A Black History Month Special – Classics Illustrated #169, “Negro Americans: The Early Years”
Comics have a checkered history when it comes to including black characters, a deficiency that extends to minorities in general. Any non-white figure, especially in the dominant superhero part of the industry, was ever in danger of being portrayed as a disturbing racial caricature at worst, a disposable cipher at best. And black heroes that didn’t have “Black” appended to their moniker — like Black Goliath or the Black Panther (and his dopey family) or others — were few and far between. The lily-white 20th century in comics has such a strong aftertaste, it’s no surprise that Marvel making the new Ultimate Spider-Man latino generates charges of pandering. Because, really, from these people and at this point, what else could it be?
All this makes a Black History Month retrospective through a comic book prism relatively slim pickings. But the comic in today’s post is a healthy buffet, a history of Black Americans from the colonial beginnings of what would become the United States, right up to the early part of the 20th century that would see so few strong black comic book characters — and up to the point where “Negro” was still an acceptable descriptor. Though Martin Luther King, Jr. and Rosa Parks are nowhere in these pages, it’s a solid primer, like something you would have read in an elementary school class in February. In that vein it’s a great success, yet by stopping short of the mid-century turmoil that finally sealed many antebellum promises, it’s a very bland, very conservative selection. It’s hard to imagine that it wasn’t a conscious decision on the part of the editors to play it safe and not touch on any people and events that had so recently roiled the country. The 1969 publication date was only a year after MLK’s assassination — perhaps he was still too current, and feelings still too raw. And Malcolm X would have caused some people to faint dead away.
This final issue of the venerable Classics Illustrated line (as we’ve seen, the brand at times went beyond the usual adaptations of great works) opens with Crispus Attucks, the free black man who many think was the first colonist slain in the Boston Massacre. Fast forward towards the Civil War and Harriet Tubman enters the narrative accordingly. Her delivery of slaves from bondage via the Underground Railroad is chronicled, including the rescue of her very own parents:
Either I never knew that Tubman was called Moses or I had forgotten. So this comic either taught me something or refreshed my lapsed memory. Which means I’m already on the plus side of the ledger.
Frederick Douglass, owner of one of the most distinctive profiles in all American history, also has a number of pages devoted to his life and career. Here’s a selection of quotes suitable for framing:
His coiffure was the Einstein of its day, no?

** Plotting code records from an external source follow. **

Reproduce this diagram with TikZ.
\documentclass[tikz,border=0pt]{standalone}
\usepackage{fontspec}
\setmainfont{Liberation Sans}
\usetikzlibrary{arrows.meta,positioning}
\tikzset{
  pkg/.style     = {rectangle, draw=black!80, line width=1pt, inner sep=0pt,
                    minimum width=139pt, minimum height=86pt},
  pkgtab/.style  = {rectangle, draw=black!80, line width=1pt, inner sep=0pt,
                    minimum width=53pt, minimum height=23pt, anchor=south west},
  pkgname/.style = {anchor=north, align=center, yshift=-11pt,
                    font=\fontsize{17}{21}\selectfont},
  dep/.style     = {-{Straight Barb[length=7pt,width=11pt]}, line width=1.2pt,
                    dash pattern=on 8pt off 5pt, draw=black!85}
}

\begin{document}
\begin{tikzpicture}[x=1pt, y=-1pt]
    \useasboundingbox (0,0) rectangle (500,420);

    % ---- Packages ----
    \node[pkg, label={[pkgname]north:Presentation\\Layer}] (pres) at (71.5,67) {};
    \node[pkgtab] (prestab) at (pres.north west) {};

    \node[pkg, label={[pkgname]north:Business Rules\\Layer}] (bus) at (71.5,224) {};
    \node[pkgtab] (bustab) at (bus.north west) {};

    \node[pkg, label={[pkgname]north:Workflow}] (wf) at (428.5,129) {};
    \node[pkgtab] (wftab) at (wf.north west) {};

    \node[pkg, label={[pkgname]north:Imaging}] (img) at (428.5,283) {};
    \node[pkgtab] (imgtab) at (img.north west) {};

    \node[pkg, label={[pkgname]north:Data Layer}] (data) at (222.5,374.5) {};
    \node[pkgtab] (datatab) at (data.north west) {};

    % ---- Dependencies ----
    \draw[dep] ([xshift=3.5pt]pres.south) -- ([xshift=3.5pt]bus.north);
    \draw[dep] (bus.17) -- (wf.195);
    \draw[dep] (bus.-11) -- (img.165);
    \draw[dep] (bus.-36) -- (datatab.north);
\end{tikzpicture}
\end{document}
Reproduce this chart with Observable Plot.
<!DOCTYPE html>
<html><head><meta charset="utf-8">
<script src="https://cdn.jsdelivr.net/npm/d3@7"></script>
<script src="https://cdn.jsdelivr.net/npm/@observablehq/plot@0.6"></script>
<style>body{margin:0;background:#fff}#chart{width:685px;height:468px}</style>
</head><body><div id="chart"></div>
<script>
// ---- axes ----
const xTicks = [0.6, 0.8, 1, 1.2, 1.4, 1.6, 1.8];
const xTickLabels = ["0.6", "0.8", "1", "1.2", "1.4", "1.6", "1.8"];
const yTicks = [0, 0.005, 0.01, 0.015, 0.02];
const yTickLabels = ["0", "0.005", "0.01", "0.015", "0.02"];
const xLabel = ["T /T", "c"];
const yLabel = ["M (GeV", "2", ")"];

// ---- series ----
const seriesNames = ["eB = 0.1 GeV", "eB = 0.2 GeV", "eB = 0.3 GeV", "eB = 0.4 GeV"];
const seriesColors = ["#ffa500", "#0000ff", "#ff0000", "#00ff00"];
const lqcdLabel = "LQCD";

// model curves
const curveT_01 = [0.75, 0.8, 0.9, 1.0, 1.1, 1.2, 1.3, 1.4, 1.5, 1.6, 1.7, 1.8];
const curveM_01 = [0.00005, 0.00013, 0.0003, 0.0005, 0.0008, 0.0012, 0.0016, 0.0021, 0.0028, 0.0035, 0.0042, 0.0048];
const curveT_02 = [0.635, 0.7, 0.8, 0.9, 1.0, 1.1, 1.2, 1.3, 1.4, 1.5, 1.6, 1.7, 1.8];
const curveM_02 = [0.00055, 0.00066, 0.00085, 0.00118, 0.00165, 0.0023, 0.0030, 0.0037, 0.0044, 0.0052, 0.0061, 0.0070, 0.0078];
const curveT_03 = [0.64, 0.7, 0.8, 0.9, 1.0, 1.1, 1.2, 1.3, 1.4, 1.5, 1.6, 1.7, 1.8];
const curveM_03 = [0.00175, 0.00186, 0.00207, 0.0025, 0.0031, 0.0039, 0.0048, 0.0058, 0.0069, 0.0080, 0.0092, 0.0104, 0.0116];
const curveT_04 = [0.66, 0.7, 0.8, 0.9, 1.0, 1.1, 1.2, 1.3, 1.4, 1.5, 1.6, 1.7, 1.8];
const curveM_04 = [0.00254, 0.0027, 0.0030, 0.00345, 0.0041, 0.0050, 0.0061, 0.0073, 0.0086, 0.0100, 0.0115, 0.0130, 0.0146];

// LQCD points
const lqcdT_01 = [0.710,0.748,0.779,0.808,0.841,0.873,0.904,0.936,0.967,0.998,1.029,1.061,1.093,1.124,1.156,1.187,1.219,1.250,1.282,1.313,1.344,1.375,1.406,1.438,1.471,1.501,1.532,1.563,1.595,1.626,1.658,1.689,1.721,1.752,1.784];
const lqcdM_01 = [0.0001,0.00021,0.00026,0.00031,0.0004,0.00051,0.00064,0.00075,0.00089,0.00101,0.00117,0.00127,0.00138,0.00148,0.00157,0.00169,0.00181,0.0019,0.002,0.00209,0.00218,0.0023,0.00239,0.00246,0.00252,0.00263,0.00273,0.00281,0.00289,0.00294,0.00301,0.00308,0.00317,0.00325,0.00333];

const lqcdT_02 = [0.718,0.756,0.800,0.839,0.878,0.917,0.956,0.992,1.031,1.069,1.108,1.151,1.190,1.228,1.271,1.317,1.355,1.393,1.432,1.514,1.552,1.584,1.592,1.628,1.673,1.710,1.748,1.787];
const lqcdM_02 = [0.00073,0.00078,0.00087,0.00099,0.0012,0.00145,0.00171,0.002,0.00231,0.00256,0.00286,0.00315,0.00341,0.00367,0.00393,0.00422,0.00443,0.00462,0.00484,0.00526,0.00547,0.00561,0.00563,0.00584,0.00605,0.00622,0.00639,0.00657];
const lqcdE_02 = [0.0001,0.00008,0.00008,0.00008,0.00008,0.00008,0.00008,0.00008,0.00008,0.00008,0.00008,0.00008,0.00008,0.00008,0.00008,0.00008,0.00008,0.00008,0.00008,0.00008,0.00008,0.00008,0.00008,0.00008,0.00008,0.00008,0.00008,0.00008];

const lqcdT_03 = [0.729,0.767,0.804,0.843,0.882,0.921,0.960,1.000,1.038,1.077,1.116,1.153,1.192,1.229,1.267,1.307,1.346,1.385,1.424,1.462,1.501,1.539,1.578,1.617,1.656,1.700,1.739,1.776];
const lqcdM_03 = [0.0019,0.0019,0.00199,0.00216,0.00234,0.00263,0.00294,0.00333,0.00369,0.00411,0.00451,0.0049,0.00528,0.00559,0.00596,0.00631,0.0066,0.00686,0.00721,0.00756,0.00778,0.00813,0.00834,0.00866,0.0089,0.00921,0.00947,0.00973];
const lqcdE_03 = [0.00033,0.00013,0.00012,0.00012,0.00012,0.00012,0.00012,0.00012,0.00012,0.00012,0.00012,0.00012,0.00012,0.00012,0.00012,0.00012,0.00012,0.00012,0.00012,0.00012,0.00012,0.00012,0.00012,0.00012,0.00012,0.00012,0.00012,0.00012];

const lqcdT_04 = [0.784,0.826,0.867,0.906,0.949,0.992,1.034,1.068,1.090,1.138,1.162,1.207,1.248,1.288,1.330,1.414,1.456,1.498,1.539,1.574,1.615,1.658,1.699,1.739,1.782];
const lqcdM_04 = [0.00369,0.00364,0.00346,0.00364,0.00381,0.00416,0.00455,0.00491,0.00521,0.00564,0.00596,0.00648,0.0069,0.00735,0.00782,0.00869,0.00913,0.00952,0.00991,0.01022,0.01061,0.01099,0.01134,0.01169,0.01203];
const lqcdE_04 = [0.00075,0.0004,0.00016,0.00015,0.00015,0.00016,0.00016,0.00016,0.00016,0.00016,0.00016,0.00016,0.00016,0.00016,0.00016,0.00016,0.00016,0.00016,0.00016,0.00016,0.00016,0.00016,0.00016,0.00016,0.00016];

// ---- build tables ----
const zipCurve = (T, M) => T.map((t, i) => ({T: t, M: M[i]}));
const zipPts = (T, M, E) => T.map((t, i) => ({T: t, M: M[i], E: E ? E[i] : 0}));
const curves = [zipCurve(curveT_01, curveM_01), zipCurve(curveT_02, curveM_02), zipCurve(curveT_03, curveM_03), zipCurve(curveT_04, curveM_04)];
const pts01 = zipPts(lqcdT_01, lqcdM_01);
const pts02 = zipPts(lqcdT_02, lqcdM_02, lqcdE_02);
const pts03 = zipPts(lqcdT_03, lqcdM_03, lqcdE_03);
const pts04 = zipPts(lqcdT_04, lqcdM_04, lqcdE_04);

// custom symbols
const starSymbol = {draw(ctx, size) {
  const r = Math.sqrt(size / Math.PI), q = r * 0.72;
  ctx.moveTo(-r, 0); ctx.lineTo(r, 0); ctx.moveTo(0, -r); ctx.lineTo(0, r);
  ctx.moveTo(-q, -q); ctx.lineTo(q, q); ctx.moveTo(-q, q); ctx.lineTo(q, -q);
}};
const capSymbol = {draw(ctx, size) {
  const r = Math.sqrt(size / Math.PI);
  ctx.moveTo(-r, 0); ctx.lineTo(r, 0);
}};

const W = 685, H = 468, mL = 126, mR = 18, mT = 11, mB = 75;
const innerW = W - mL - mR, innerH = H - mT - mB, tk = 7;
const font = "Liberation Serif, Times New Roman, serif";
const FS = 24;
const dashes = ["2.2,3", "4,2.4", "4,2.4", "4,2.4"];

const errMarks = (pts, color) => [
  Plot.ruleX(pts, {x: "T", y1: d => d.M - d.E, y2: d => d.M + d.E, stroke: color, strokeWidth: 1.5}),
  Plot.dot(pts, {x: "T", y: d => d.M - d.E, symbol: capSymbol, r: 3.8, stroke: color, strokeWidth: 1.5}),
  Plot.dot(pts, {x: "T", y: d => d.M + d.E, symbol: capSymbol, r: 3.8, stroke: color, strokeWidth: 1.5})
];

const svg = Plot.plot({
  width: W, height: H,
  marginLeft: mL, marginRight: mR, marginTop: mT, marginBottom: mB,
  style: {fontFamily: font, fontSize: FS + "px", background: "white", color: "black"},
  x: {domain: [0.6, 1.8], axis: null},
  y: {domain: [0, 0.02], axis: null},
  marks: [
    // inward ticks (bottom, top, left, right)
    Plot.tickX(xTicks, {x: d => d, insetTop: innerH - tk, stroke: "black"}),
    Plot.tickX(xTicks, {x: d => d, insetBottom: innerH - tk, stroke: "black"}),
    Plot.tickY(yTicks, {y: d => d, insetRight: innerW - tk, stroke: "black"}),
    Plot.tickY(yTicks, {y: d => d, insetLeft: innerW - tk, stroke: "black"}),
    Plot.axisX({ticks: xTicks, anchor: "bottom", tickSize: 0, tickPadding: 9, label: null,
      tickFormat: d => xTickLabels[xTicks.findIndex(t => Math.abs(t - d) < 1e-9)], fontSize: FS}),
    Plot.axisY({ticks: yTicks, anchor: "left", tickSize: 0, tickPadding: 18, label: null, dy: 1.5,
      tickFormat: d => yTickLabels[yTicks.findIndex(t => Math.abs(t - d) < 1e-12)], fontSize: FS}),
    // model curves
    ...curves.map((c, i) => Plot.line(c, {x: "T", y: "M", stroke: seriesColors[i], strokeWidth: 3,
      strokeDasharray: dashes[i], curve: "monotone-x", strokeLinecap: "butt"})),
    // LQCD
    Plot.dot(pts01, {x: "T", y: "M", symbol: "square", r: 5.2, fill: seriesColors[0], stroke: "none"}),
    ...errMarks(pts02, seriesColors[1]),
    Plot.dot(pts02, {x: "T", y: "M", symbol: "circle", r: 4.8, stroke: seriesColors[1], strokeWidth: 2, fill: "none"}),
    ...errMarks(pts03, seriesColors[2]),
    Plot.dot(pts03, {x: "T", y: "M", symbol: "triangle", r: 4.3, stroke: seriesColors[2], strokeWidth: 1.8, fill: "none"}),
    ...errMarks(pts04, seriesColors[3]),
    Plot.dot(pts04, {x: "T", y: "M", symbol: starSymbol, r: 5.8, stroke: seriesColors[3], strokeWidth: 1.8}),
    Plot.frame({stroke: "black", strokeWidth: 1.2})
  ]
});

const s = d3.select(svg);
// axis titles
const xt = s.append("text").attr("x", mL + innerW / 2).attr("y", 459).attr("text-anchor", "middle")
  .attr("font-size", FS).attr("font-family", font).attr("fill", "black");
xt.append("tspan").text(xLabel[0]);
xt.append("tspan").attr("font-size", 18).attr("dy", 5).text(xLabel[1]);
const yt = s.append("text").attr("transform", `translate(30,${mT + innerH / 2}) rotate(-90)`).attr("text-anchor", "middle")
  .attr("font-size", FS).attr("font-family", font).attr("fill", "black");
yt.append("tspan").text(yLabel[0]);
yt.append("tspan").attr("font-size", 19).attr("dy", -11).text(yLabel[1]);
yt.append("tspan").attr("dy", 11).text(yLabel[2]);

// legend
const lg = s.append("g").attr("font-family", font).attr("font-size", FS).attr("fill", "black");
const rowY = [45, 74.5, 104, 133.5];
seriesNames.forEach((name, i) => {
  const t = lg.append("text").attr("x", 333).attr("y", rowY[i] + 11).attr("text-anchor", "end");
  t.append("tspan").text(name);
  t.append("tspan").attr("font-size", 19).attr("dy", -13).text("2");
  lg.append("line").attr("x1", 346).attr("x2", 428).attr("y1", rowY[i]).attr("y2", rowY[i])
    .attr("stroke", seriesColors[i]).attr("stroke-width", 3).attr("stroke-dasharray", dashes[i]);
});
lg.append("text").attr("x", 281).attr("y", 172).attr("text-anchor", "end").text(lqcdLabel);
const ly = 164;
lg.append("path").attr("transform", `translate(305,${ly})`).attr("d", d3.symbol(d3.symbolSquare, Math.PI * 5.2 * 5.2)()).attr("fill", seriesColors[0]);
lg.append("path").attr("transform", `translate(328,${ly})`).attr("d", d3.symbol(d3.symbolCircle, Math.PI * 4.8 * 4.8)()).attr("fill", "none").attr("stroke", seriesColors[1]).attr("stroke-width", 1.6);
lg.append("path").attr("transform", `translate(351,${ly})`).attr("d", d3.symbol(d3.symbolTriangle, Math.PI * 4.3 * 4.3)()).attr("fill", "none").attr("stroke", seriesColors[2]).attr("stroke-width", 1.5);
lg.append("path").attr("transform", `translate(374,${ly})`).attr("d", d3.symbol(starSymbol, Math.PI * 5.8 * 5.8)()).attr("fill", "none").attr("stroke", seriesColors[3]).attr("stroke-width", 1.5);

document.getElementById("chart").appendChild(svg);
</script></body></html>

Anyone who’s watched the Matthew Broderick/Morgan Freeman/Cary Elwes/Denzel Washington-infused Glory knows about the 54th Massachusetts Regiment, the first all-black regiment in the Civil War — and if they have a soul, there was no dry eye as the soldiers bravely marched on Fort Wagner. The glistening bayonets are also recreated here:
Going into this comic, I’d never heard of Daniel Hale Williams, a pioneer in the field of medicine. (Unlike the Harriet Tubman/Moses connection, there’s no ambiguity here — this is a void.) He started life working as a barber and wound up an M.D., and in 1893 he performed the first successful surgery on a human heart:
Now that, friends, is boldly going where no man has gone before. Kirk, Picard, eat your hearts out. Pun intended.
Booker T. Washington, author of Up from Slavery and long a paragon of how far from humble origins diligence, work and education can take anyone, black, white, Martian or whatever, also gets time. Others who came along later contested his doctrine as meek accommodation, but many of his words have undeniable resonance:
(Did the Joker inherit Washington’s purple wardrobe?)
There are more black Americans profiled, including that mainstay of the Black History Months of my youth: George Washington Carver and his miraculous peanut. Track the book down if you want to sample their tales.
Norman Nodel both painted the cover and provided the art within (Gray Morrow also illustrated two of the stories not discussed here). A mainstay of the CI adaptations, his work could often be stiff and flat, but at other times, when given the opportunity to depict a posed scene — like the Frederick Douglass scan — he could offer up a certain measure of preserved grandeur. And, accordingly, the comic reads like a book out of time, an amber-encased relic of celebrated African-Americans past. Indeed, nothing says “another time” quite as much as the “Negro” in the title. It would be another decade before that term would vanish from popular usage and Supreme Court opinions, and take up its primary residence in hip hop lyrics alongside its nuclear “N” cousin.
Take the book for what it is, and send out some psychic dap to all the brave black men and women who blazed trails for themselves, their race and us all, and even made it into the world of comics. This is one time when we can truly say: EXCELSIOR.